▶ **DIRECTION**
Retype the lines beneath this one, from the first through the line containing "fit2_g = [15.17, 16.68, 16.74, 16.77, 16.75, 16.72, 15.59]". Pictures are left out.

--- Begin ---

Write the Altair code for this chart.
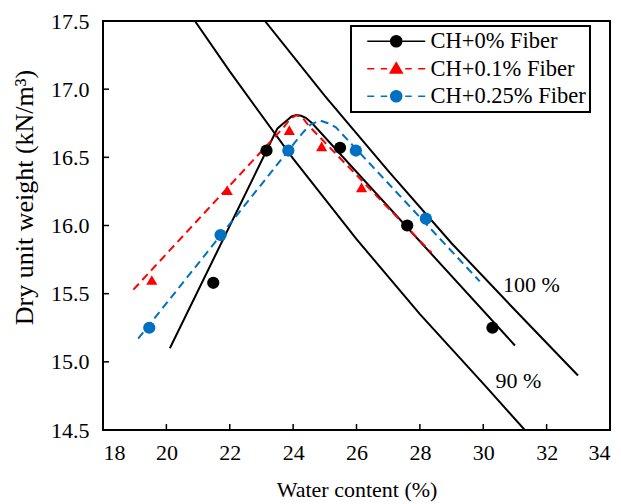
import altair as alt
import pandas as pd

# ---------------- data ----------------
series = ["CH+0% Fiber", "CH+0.1% Fiber", "CH+0.25% Fiber"]
colors = ["#000000", "#FF0000", "#0070C0"]

# measured points
w0 = [21.48, 23.16, 25.48, 27.60, 30.29]
g0 = [15.58, 16.55, 16.57, 16.00, 15.25]
w1 = [19.54, 21.92, 23.88, 24.90, 26.16]
g1 = [15.60, 16.26, 16.70, 16.58, 16.28]
w2 = [19.46, 21.71, 23.85, 25.98, 28.19]
g2 = [15.25, 15.93, 16.55, 16.55, 16.05]

# compaction curves
fit0_w = [20.11, 23.50, 23.65, 23.80, 23.95, 24.10, 24.25, 24.40, 24.60, 31.00]
fit0_g = [15.10, 16.71, 16.74, 16.77, 16.80, 16.81, 16.805, 16.79, 16.75, 15.12]
fit1_w = [18.96, 23.70, 23.90, 24.10, 24.30, 24.50, 28.37]
fit1_g = [15.53, 16.72, 16.78, 16.81, 16.79, 16.73, 15.80]
fit2_w = [19.11, 24.30, 24.55, 24.85, 25.10, 25.35, 29.89]
fit2_g = [15.17, 16.68, 16.74, 16.77, 16.75, 16.72, 15.59]

# saturation lines
s100_w = [23.11, 25.00, 27.00, 29.00, 31.00, 32.99]
s100_g = [17.50, 16.95, 16.40, 15.87, 15.38, 14.90]
s90_w = [20.90, 22.00, 24.00, 26.00, 28.00, 30.00, 31.31]
s90_g = [17.50, 17.13, 16.49, 15.90, 15.35, 14.84, 14.50]

label_text = ["100 %", "90 %"]
label_w = [31.52, 31.11]
label_g = [15.56, 14.86]

x_ticks = [18, 20, 22, 24, 26, 28, 30, 32, 34]
y_ticks = [14.5, 15.0, 15.5, 16.0, 16.5, 17.0, 17.5]

# ---------------- chart ----------------
FONT = "Liberation Serif"
W, H = 507, 409

xs = alt.Scale(domain=[18, 34], nice=False, zero=False)
ys = alt.Scale(domain=[14.5, 17.5], nice=False, zero=False)

common_axis = dict(ticks=False, domain=False, grid=False, labelFont=FONT, titleFont=FONT,
                   labelFontSize=22, labelColor="black", titleColor="black",
                   titleFontWeight="normal")
xaxis = alt.Axis(values=x_ticks, format="d", title="Water content (%)",
                 labelPadding=12, titlePadding=16, titleFontSize=22, **common_axis)
yaxis = alt.Axis(values=y_ticks, format=".1f", title="Dry unit weight (kN/m³)",
                 labelPadding=14, titlePadding=13, titleFontSize=26, titleY=176,
                 **common_axis)

X = lambda f: alt.X(f, scale=xs, axis=xaxis)
Y = lambda f: alt.Y(f, scale=ys, axis=yaxis)

def line_layer(ws, gs, color, dash=None):
    df = pd.DataFrame({"w": ws, "g": gs})
    kw = dict(color=color, strokeWidth=2, clip=True)
    if dash:
        kw["strokeDash"] = dash
    return alt.Chart(df).mark_line(**kw).encode(x=X("w:Q"), y=Y("g:Q"), order="w:Q")

def point_layer(ws, gs, color, shape, size):
    df = pd.DataFrame({"w": ws, "g": gs})
    return alt.Chart(df).mark_point(filled=True, shape=shape, size=size, color=color,
                                    opacity=1).encode(x=X("w:Q"), y=Y("g:Q"))

layers = [
    line_layer(s100_w, s100_g, "black"),
    line_layer(s90_w, s90_g, "black"),
    line_layer(fit0_w, fit0_g, colors[0]),
    line_layer(fit1_w, fit1_g, colors[1], [8, 5]),
    line_layer(fit2_w, fit2_g, colors[2], [8, 5]),
    point_layer(w0, g0, colors[0], "circle", 150),
    point_layer(w1, g1, colors[1], "triangle-up", 125),
    point_layer(w2, g2, colors[2], "circle", 150),
]

labels_df = pd.DataFrame({"t": label_text, "w": label_w, "g": label_g})
labels = alt.Chart(labels_df).mark_text(font=FONT, fontSize=22, color="black",
                                        align="center", baseline="middle").encode(
    x=X("w:Q"), y=Y("g:Q"), text="t:N")

# inward ticks
xt = alt.Chart(pd.DataFrame({"t": x_ticks[1:-1]})).mark_rule(color="black", strokeWidth=1.5).encode(
    x=X("t:Q"), y=alt.value(H), y2=alt.value(H - 6))
yt = alt.Chart(pd.DataFrame({"t": y_ticks[1:-1]})).mark_rule(color="black", strokeWidth=1.5).encode(
    y=Y("t:Q"), x=alt.value(0), x2=alt.value(6))

# legend (line + marker symbols as custom paths)
circle = "M2.91,0A0.92,0.92,0,1,0,4.75,0A0.92,0.92,0,1,0,2.91,0Z"
tri = "M3.83,-1L4.83,0.72L2.83,0.72Z"
dashes_l = "M-1,0L0.17,0M1.25,0L2.33,0"
dashes_r = "M5.33,0L6.41,0M7.49,0L8.66,0"
paths = [
    "M-1,0L8.66,0" + circle,
    dashes_l + dashes_r + tri,
    dashes_l + dashes_r + circle,
]
leg_df = pd.DataFrame({"series": series})
legend_layer = alt.Chart(leg_df).mark_point(strokeWidth=1.5).encode(
    fill=alt.Fill("series:N", scale=alt.Scale(domain=series, range=colors), title=None),
    stroke=alt.Stroke("series:N", scale=alt.Scale(domain=series, range=colors), title=None),
    shape=alt.Shape("series:N", scale=alt.Scale(domain=series, range=paths), title=None),
).transform_filter("false")

chart = alt.layer(*layers, labels, xt, yt, legend_layer).properties(
    width=W, height=H,
    autosize=alt.AutoSizeParams(type="none"),
    padding={"left": 103, "top": 21, "right": 11, "bottom": 74},
    background="white",
).configure_view(
    stroke="black", strokeWidth=2
).configure_axis(
    labelFont=FONT, titleFont=FONT, labelFontSize=22,
    labelColor="black", titleColor="black", titleFontWeight="normal",
).configure_legend(
    orient="none", legendX=248, legendY=5,
    strokeColor="black", strokeWidth=2, padding=4, fillColor="white",
    symbolSize=144, symbolStrokeWidth=1.5, symbolOffset=7,
    labelOffset=46, labelFont=FONT, labelFontSize=22.5, labelColor="black",
    labelLimit=400, rowPadding=4.5, symbolOpacity=1,
)

chart.save("out.html", embed_options={"renderer": "svg", "actions": False})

--- End ---

▶ **EXERCISE ANSWER**
Write the Altair code for this chart.
import altair as alt
import pandas as pd

# ---------------- data ----------------
series = ["CH+0% Fiber", "CH+0.1% Fiber", "CH+0.25% Fiber"]
colors = ["#000000", "#FF0000", "#0070C0"]

# measured points
w0 = [21.48, 23.16, 25.48, 27.60, 30.29]
g0 = [15.58, 16.55, 16.57, 16.00, 15.25]
w1 = [19.54, 21.92, 23.88, 24.90, 26.16]
g1 = [15.60, 16.26, 16.70, 16.58, 16.28]
w2 = [19.46, 21.71, 23.85, 25.98, 28.19]
g2 = [15.25, 15.93, 16.55, 16.55, 16.05]

# compaction curves
fit0_w = [20.11, 23.50, 23.65, 23.80, 23.95, 24.10, 24.25, 24.40, 24.60, 31.00]
fit0_g = [15.10, 16.71, 16.74, 16.77, 16.80, 16.81, 16.805, 16.79, 16.75, 15.12]
fit1_w = [18.96, 23.70, 23.90, 24.10, 24.30, 24.50, 28.37]
fit1_g = [15.53, 16.72, 16.78, 16.81, 16.79, 16.73, 15.80]
fit2_w = [19.11, 24.30, 24.55, 24.85, 25.10, 25.35, 29.89]
fit2_g = [15.17, 16.68, 16.74, 16.77, 16.75, 16.72, 15.59]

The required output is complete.